TASK BRIEF >>
No images are to be carried over; print all other material exactly as it stands.

DATA EXTRACT >>

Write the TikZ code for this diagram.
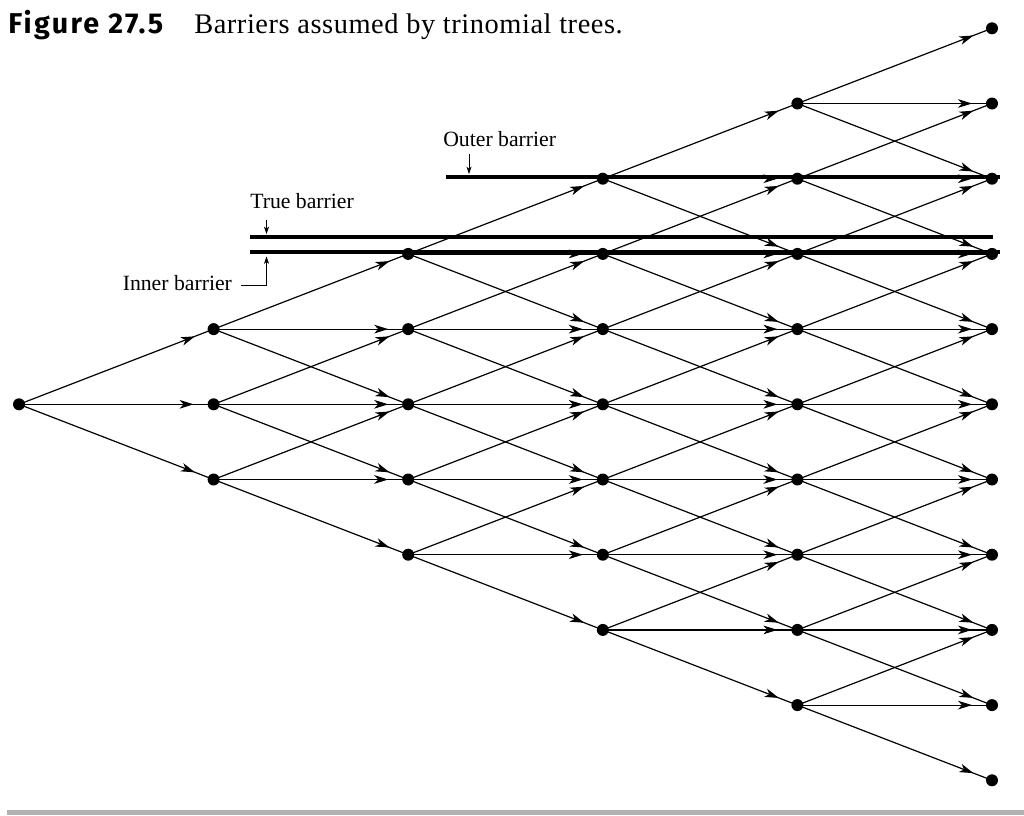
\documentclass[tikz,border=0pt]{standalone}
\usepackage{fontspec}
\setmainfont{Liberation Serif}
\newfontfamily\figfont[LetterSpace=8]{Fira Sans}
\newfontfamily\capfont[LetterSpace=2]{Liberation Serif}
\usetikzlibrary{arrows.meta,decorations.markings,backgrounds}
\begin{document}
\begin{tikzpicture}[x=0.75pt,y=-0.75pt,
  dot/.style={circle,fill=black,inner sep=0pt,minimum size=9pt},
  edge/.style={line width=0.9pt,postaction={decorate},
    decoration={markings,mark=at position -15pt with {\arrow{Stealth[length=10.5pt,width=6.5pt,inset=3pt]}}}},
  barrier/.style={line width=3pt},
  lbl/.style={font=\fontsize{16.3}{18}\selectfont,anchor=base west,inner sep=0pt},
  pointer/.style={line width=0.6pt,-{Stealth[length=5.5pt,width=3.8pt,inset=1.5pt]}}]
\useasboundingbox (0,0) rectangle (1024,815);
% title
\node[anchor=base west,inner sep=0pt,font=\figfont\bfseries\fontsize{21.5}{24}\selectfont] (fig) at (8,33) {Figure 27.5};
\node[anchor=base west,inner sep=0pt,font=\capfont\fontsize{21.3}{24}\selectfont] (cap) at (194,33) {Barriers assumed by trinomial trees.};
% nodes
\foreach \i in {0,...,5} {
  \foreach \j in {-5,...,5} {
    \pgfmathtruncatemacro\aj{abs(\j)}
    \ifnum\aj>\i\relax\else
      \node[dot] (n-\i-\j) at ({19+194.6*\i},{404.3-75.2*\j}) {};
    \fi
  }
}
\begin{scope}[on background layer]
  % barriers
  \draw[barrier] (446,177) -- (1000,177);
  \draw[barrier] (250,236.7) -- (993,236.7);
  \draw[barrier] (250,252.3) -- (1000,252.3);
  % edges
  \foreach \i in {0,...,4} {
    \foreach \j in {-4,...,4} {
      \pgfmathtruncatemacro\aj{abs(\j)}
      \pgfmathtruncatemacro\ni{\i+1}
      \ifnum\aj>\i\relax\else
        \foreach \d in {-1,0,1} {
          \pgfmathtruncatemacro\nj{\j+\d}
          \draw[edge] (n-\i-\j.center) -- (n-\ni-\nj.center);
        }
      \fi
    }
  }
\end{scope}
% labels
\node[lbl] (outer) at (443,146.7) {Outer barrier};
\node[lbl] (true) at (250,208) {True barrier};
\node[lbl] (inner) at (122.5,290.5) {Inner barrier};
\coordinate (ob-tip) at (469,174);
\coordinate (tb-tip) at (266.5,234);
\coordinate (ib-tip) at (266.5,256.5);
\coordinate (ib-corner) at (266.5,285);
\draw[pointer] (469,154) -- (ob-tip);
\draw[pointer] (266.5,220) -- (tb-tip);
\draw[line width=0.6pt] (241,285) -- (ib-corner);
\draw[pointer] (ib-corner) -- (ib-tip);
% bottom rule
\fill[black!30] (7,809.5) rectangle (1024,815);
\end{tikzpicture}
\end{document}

WORKED SOLUTION >>
Write the TikZ code for this diagram.
\documentclass[tikz,border=0pt]{standalone}
\usepackage{fontspec}
\setmainfont{Liberation Serif}
\newfontfamily\figfont[LetterSpace=8]{Fira Sans}
\newfontfamily\capfont[LetterSpace=2]{Liberation Serif}
\usetikzlibrary{arrows.meta,decorations.markings,backgrounds}
\begin{document}
\begin{tikzpicture}[x=0.75pt,y=-0.75pt,
  dot/.style={circle,fill=black,inner sep=0pt,minimum size=9pt},
  edge/.style={line width=0.9pt,postaction={decorate},
    decoration={markings,mark=at position -15pt with {\arrow{Stealth[length=10.5pt,width=6.5pt,inset=3pt]}}}},
  barrier/.style={line width=3pt},
  lbl/.style={font=\fontsize{16.3}{18}\selectfont,anchor=base west,inner sep=0pt},
  pointer/.style={line width=0.6pt,-{Stealth[length=5.5pt,width=3.8pt,inset=1.5pt]}}]
\useasboundingbox (0,0) rectangle (1024,815);
% title
\node[anchor=base west,inner sep=0pt,font=\figfont\bfseries\fontsize{21.5}{24}\selectfont] (fig) at (8,33) {Figure 27.5};
\node[anchor=base west,inner sep=0pt,font=\capfont\fontsize{21.3}{24}\selectfont] (cap) at (194,33) {Barriers assumed by trinomial trees.};
% nodes
\foreach \i in {0,...,5} {
  \foreach \j in {-5,...,5} {
    \pgfmathtruncatemacro\aj{abs(\j)}
    \ifnum\aj>\i\relax\else
      \node[dot] (n-\i-\j) at ({19+194.6*\i},{404.3-75.2*\j}) {};
    \fi
  }
}
\begin{scope}[on background layer]
  % barriers
  \draw[barrier] (446,177) -- (1000,177);
  \draw[barrier] (250,236.7) -- (993,236.7);
  \draw[barrier] (250,252.3) -- (1000,252.3);
  % edges
  \foreach \i in {0,...,4} {
    \foreach \j in {-4,...,4} {
      \pgfmathtruncatemacro\aj{abs(\j)}
      \pgfmathtruncatemacro\ni{\i+1}
      \ifnum\aj>\i\relax\else
        \foreach \d in {-1,0,1} {
          \pgfmathtruncatemacro\nj{\j+\d}
          \draw[edge] (n-\i-\j.center) -- (n-\ni-\nj.center);
        }
      \fi
    }
  }
\end{scope}
% labels
\node[lbl] (outer) at (443,146.7) {Outer barrier};
\node[lbl] (true) at (250,208) {True barrier};
\node[lbl] (inner) at (122.5,290.5) {Inner barrier};
\coordinate (ob-tip) at (469,174);
\coordinate (tb-tip) at (266.5,234);
\coordinate (ib-tip) at (266.5,256.5);
\coordinate (ib-corner) at (266.5,285);
\draw[pointer] (469,154) -- (ob-tip);
\draw[pointer] (266.5,220) -- (tb-tip);
\draw[line width=0.6pt] (241,285) -- (ib-corner);
\draw[pointer] (ib-corner) -- (ib-tip);
% bottom rule
\fill[black!30] (7,809.5) rectangle (1024,815);
\end{tikzpicture}
\end{document}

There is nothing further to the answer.